Are you going for job interviews, giving all the right answers to job interview questions, but have failed to pique the interest of potential employers? One way to establish yourself as a strong candidate is to prove your interest in the position by asking your future employers thoughtful questions. This is more powerful than simply saying "I really want and need this job." So if you want to know how to ask job interview questions that will impress employers, and prove your commitment to the job, read on.
Search for answers BEFORE the interview. You don't want to ask a question that you could have answered by doing a little homework, such as the size of the company or their mission statement. Learn what you can beforehand by taking notes while you are doing your online job search. Then casually drop it into the conversation, such as, "I understand your educational philosophy is children first, so what math program do you use in order to differentiate instruction for students' varying needs." This is a more thoughtful question than simply asking for their mission statement.

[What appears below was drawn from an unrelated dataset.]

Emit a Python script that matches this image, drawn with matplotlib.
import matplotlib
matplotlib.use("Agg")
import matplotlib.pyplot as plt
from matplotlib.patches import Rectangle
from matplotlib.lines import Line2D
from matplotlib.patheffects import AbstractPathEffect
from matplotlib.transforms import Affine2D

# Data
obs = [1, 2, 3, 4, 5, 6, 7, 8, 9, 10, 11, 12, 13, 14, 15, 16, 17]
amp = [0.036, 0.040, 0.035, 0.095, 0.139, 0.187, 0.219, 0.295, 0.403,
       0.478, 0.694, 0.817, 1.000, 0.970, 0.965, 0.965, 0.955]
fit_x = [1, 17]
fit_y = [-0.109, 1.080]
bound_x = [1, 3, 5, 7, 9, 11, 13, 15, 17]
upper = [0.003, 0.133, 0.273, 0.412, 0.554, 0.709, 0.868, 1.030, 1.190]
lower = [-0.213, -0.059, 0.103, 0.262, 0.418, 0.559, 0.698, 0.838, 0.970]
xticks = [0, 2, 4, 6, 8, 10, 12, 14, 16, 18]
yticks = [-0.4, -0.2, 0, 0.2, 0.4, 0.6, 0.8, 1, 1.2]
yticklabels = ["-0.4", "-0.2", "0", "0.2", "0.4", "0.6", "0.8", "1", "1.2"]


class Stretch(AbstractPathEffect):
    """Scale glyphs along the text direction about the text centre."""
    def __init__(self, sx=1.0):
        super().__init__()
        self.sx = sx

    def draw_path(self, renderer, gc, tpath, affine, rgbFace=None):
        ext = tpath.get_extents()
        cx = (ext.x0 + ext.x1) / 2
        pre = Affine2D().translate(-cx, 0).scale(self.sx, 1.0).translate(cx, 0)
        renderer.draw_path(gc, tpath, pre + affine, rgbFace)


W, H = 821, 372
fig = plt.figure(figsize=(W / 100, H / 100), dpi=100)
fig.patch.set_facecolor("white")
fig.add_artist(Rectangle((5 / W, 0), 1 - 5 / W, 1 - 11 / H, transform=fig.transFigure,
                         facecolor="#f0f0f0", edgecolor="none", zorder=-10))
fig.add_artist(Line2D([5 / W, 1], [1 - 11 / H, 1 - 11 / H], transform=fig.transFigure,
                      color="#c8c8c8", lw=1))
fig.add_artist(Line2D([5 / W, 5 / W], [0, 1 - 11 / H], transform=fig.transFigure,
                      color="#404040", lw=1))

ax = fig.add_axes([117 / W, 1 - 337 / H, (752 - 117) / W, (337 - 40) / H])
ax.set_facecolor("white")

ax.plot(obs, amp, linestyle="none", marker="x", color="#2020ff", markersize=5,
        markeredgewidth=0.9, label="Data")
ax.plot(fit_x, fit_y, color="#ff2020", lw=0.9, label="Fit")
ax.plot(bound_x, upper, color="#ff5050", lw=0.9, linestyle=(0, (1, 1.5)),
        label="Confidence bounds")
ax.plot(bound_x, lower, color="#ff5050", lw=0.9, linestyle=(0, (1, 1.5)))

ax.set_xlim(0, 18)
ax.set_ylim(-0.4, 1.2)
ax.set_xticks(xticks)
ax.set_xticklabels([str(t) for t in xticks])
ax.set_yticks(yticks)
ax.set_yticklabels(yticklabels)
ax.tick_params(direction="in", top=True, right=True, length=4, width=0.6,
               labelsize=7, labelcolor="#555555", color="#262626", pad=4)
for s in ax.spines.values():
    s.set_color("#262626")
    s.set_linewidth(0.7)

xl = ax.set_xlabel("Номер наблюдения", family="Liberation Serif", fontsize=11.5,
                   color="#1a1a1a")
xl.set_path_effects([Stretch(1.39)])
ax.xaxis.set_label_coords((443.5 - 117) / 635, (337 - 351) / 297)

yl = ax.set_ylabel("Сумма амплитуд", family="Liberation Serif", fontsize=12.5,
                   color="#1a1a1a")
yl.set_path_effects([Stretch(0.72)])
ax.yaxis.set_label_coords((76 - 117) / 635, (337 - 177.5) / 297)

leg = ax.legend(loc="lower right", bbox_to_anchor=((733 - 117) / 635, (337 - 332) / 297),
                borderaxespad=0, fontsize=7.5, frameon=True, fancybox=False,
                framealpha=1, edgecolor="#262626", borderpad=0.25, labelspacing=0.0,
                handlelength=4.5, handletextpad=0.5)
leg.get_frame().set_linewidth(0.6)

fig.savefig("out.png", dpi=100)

Create a list of questions beforehand. To create this list, first write down everything you want to know that you were unable to find the answers to (but see warnings below). Then, write things that you think your future employer would want to share with you. For example, asking about their involvement in the community allows them to "brag" a little, so they leave feeling like the recruiting process with you was a good experience, as well as informing you.

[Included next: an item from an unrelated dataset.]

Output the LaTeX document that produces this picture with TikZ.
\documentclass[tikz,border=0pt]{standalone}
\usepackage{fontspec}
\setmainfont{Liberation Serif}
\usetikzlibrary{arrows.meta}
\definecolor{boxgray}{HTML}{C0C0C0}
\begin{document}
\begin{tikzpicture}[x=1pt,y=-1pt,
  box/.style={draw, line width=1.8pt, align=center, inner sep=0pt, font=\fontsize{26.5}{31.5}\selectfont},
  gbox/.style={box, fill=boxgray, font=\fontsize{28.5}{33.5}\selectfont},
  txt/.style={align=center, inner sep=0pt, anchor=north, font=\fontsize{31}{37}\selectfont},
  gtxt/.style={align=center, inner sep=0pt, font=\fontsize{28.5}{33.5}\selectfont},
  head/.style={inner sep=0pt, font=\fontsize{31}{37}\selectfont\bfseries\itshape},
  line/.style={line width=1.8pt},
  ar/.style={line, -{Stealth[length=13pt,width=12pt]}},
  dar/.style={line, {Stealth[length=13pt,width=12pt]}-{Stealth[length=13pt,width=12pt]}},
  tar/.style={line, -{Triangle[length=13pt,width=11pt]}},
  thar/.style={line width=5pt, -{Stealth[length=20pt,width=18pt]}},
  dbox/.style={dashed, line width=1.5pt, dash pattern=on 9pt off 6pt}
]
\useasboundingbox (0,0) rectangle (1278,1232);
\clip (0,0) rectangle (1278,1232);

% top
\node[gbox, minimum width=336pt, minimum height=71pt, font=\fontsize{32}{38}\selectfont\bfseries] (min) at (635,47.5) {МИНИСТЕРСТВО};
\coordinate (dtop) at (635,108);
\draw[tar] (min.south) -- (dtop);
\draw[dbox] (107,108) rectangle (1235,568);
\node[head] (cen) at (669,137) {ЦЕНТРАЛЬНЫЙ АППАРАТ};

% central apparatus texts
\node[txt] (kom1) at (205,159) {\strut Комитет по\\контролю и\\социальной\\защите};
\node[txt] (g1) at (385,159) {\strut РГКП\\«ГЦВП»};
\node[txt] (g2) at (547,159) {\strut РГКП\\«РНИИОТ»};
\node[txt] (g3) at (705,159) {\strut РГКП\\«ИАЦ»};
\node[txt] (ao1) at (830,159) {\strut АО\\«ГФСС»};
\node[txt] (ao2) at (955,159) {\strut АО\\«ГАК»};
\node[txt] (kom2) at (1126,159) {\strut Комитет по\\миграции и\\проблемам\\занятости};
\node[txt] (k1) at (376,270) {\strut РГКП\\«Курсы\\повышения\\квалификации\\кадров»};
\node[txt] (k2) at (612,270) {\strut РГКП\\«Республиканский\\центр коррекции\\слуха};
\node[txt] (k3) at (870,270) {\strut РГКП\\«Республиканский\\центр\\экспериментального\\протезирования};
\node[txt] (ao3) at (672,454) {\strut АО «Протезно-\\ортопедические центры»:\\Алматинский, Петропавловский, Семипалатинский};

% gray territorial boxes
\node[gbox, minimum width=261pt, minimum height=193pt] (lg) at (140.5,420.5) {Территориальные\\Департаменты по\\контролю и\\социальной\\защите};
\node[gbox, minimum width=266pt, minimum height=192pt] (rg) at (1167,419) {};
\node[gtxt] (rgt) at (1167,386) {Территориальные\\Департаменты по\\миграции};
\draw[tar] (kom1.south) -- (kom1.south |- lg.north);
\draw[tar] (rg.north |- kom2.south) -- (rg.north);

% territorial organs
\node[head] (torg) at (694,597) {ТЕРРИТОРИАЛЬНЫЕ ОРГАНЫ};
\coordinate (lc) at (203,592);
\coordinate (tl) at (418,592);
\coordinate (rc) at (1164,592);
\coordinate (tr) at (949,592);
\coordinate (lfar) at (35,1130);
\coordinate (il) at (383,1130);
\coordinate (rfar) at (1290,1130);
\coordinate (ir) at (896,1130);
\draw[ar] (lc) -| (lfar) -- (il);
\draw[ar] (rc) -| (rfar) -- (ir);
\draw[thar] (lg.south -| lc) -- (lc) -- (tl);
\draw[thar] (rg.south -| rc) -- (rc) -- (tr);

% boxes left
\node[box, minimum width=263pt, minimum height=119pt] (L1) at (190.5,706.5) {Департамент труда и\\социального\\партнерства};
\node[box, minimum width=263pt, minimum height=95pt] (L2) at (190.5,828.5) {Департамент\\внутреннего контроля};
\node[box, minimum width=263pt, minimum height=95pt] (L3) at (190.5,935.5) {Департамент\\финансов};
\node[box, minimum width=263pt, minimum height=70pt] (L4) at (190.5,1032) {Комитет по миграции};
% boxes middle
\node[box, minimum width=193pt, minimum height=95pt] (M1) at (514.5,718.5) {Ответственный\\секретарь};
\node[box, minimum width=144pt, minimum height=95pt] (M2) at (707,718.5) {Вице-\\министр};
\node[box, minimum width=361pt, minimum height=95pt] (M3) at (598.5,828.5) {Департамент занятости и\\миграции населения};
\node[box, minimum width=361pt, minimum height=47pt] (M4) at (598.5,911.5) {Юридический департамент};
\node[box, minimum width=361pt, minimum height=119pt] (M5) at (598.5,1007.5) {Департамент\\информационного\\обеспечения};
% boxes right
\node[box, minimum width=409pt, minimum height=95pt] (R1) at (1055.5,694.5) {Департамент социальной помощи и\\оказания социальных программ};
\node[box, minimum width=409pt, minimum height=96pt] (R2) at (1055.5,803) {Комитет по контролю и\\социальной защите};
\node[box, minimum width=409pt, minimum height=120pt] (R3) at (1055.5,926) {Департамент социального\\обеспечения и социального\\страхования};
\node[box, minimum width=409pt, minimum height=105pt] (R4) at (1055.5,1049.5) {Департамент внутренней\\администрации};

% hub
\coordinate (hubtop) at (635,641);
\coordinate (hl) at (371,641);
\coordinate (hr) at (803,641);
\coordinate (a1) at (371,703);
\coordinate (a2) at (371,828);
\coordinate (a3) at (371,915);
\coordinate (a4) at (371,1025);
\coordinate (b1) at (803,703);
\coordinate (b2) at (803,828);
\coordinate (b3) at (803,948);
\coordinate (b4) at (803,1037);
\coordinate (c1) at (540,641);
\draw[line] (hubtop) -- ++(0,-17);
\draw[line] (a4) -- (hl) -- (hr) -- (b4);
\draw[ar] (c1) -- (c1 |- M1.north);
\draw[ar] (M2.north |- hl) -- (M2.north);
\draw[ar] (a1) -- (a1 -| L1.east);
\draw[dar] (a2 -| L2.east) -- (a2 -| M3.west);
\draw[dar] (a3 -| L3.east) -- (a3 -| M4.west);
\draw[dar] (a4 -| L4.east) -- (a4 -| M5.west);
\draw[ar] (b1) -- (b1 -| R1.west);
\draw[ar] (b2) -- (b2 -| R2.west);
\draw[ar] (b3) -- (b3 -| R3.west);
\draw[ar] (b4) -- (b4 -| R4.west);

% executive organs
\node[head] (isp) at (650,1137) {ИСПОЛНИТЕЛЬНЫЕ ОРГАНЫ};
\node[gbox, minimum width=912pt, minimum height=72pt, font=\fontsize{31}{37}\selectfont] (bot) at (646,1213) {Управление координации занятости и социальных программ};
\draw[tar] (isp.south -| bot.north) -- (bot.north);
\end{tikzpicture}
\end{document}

Bring your list with you to the interview. Then, wait until then end when you are asked, "Do you have any questions?" It is fine to refer to a written list at this point in the interview. Start with a flattering question, such as, "How would you describe your management style?" People usually like to talk about themselves, and this is a professional question that will engage your future boss.
Ask questions in order of importance to you. This way if you notice the interviewer looking at the clock, or appearing fatigued, you can gracefully let them know they have answered everything for now. Remember, for you, the goal of the interview is for them to have a positive impression of you. You can get the remainder of your questions answered once they offer you the job. Good luck!
Do not ask about salary, hours, or vacations during the interview. These are questions you ask after the interview, once you are called back and offered the job. It is poor business etiquette to ask before you are offered the job, because while they are still recruiting this appears presumptive, rather than confident.